In Wassertein GAN, the discriminator does not really play the role of a critic between the real and fake image samples. Instead, it is providing a way to estimate the difference in distribution of real and fake samples.

And it is expected that the discriminator loss decreases over time. But if keeps on decreasing, I suspect that the weights are not clamped. So, you may want to clip the weights of the discriminator within a small range like [-0.01, 0.01] after each update applied to the weights of the discriminator.

Also, this blog-post very nicely describes the Wasserstein distance: https://lilianweng.github.io/lil-log/2017/08/20/from-GAN-to-WGAN.html

Hi Vahid,

Thanks for you input. I got what you are saying about the estimating the difference between distribution of real and fake.
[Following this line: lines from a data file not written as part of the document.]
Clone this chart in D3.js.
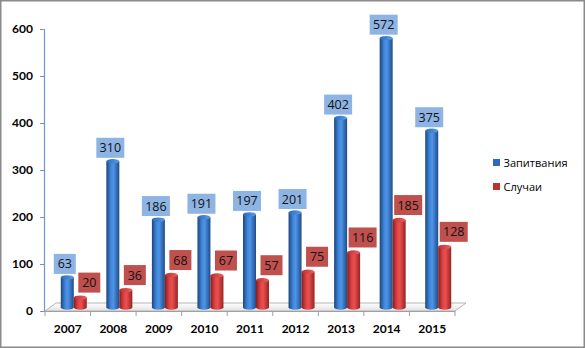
<!DOCTYPE html>
<html><head><meta charset="utf-8">
<script src="https://cdn.jsdelivr.net/npm/d3@7"></script>
<style>body{margin:0;background:#fff}svg{display:block}</style>
</head><body>
<script>
const years = ["2007","2008","2009","2010","2011","2012","2013","2014","2015"];
const feeding = [63,310,186,191,197,201,402,572,375];
const cases = [20,36,68,67,57,75,116,185,128];
const seriesNames = ["Запитвания","Случаи"];
const yTicks = [0,100,200,300,400,500,600];

const W=585,H=348;
const svg=d3.select("body").append("svg").attr("width",W).attr("height",H);
const defs=svg.append("defs");
function grad(id,stops){const g=defs.append("linearGradient").attr("id",id).attr("x1","0%").attr("x2","100%").attr("y1","0%").attr("y2","0%");
 stops.forEach(s=>g.append("stop").attr("offset",s[0]).attr("stop-color",s[1]));}
grad("gBlue",[["0%","#1c457c"],["35%","#4088dd"],["55%","#4d93e6"],["100%","#1f4d8a"]]);
grad("gRed",[["0%","#8a1b1b"],["35%","#e04444"],["55%","#ea5050"],["100%","#982222"]]);
grad("gBlueTop",[["0%","#2f6ab8"],["100%","#5a9ce8"]]);
grad("gRedTop",[["0%","#b83030"],["100%","#f06060"]]);
const fg=defs.append("linearGradient").attr("id","gFloor").attr("x1","0").attr("x2","0").attr("y1","0").attr("y2","1");
fg.append("stop").attr("offset","0%").attr("stop-color","#ffffff");
fg.append("stop").attr("offset","100%").attr("stop-color","#e2e2e2");

const y=d3.scaleLinear().domain([0,600]).range([311,29]);
const x=d3.scaleBand().domain(years).range([45,455]).padding(0);

// border
svg.append("rect").attr("x",0.75).attr("y",0.75).attr("width",W-1.5).attr("height",H-1.5)
 .attr("fill","#fff").attr("stroke","#8a8a8a").attr("stroke-width",1.5);

// y axis
const ya=svg.append("g").attr("transform","translate(44,0)").call(d3.axisLeft(y).tickValues(yTicks).tickSize(4).tickPadding(7));
ya.select(".domain").attr("stroke","#6d98cc").attr("stroke-width",1.2);
ya.selectAll(".tick line").attr("stroke","#6d98cc");
ya.selectAll("text").attr("font-family","Lato, 'Open Sans', sans-serif").attr("font-weight","bold").attr("font-size","12px").attr("fill","#000");

// floor
const fx0=x.range()[0], fx1=x.range()[1];
svg.append("polygon").attr("points",[[fx0,311],[fx1,311],[fx1+11,303],[fx0+11,303]].map(p=>p.join(",")).join(" "))
 .attr("fill","url(#gFloor)").attr("stroke","#b4b4b4").attr("stroke-width",1);
svg.append("line").attr("x1",fx0).attr("x2",fx1).attr("y1",311.5).attr("y2",311.5).attr("stroke","#a0a0a0");

// x axis
const xa=svg.append("g").attr("transform","translate(0,311)");
const bounds=d3.range(years.length+1).map(i=>fx0+i*x.bandwidth());
xa.selectAll("line").data(bounds).join("line").attr("x1",d=>d).attr("x2",d=>d).attr("y1",0).attr("y2",5).attr("stroke","#a0a0a0");
xa.selectAll("text").data(years).join("text").attr("x",d=>x(d)+x.bandwidth()/2).attr("y",22)
 .attr("text-anchor","middle").attr("font-family","Lato, 'Open Sans', sans-serif").attr("font-weight","bold").attr("font-size","12px").text(d=>d);

// bars
const bw=13, base=307.5, lift=4;
function cyl(cx,val,fill,top){
 const ty=y(val)-lift;
 const g=svg.append("g");
 g.append("ellipse").attr("cx",cx).attr("cy",base).attr("rx",bw/2).attr("ry",2.2).attr("fill",fill);
 g.append("rect").attr("x",cx-bw/2).attr("y",ty).attr("width",bw).attr("height",base-ty).attr("fill",fill);
 g.append("ellipse").attr("cx",cx).attr("cy",ty).attr("rx",bw/2).attr("ry",2.2).attr("fill",top);
 return ty;
}
function label(cx,bottom,val,fill){
 const w=String(val).length>2?28:22, h=20;
 svg.append("rect").attr("x",cx-w/2).attr("y",bottom-h).attr("width",w).attr("height",h).attr("fill",fill);
 svg.append("text").attr("x",cx).attr("y",bottom-h/2+4.5).attr("text-anchor","middle")
  .attr("font-family","'Open Sans', sans-serif").attr("font-size","12.5px").attr("fill","#111").text(val);
}
years.forEach((yr,i)=>{
 const c=x(yr)+x.bandwidth()/2;
 const bcx=c-0.5, rcx=c+12.5;
 const tb=cyl(bcx,feeding[i],"url(#gBlue)","url(#gBlueTop)");
 const tr=cyl(rcx,cases[i],"url(#gRed)","url(#gRedTop)");
 label(bcx-2.5,tb-3.5,feeding[i],"#8db4e3");
 label(rcx+9,tr-5,cases[i],"#c0504d");
});

// legend
const lg=svg.append("g");
const lcol=["#2f6ab8","#c0302f"];
seriesNames.forEach((n,i)=>{
 const ly=159+i*24;
 lg.append("rect").attr("x",493).attr("y",ly).attr("width",7).attr("height",7).attr("fill",lcol[i]);
 lg.append("text").attr("x",503.5).attr("y",ly+7.5).attr("font-family","'Open Sans', sans-serif").attr("font-size","11px").attr("fill","#000").text(n);
});
</script>
</body></html>
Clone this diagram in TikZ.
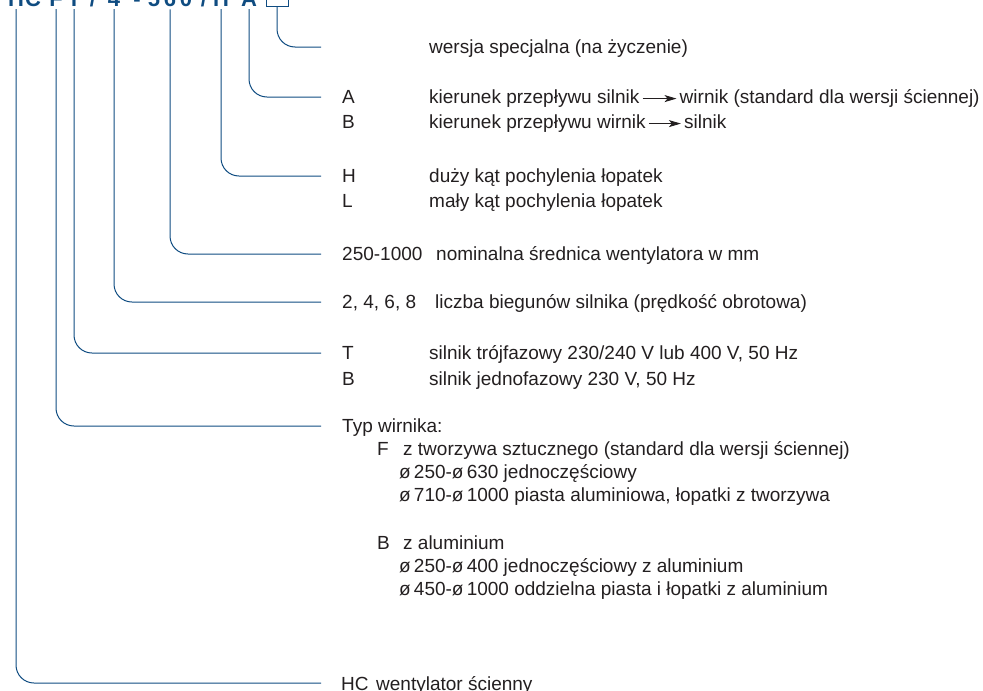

But, what does negative value mean ? Yeah, It is expected than discriminator loss decreases over time as we are reducing the distance between real and fake but here I was referring to critic(real) - critic(fake) (which is computed after critic training in a given epoch and then looking at the distance between real and fake i.e., after something critic has learned)

And also, are you sure about gradient clipping? I am using Improved training of WGAN where it uses gradient penalty unlike WGAN which uses gradient clipping. The blog kinda seems a detailed explanation, thank you I will go through it.

Hi, have you figure this out? I think I met the same problem as yours. The loss of the discriminator keeps decrease to very large negative numbers, and the things generated by the generator is a mess.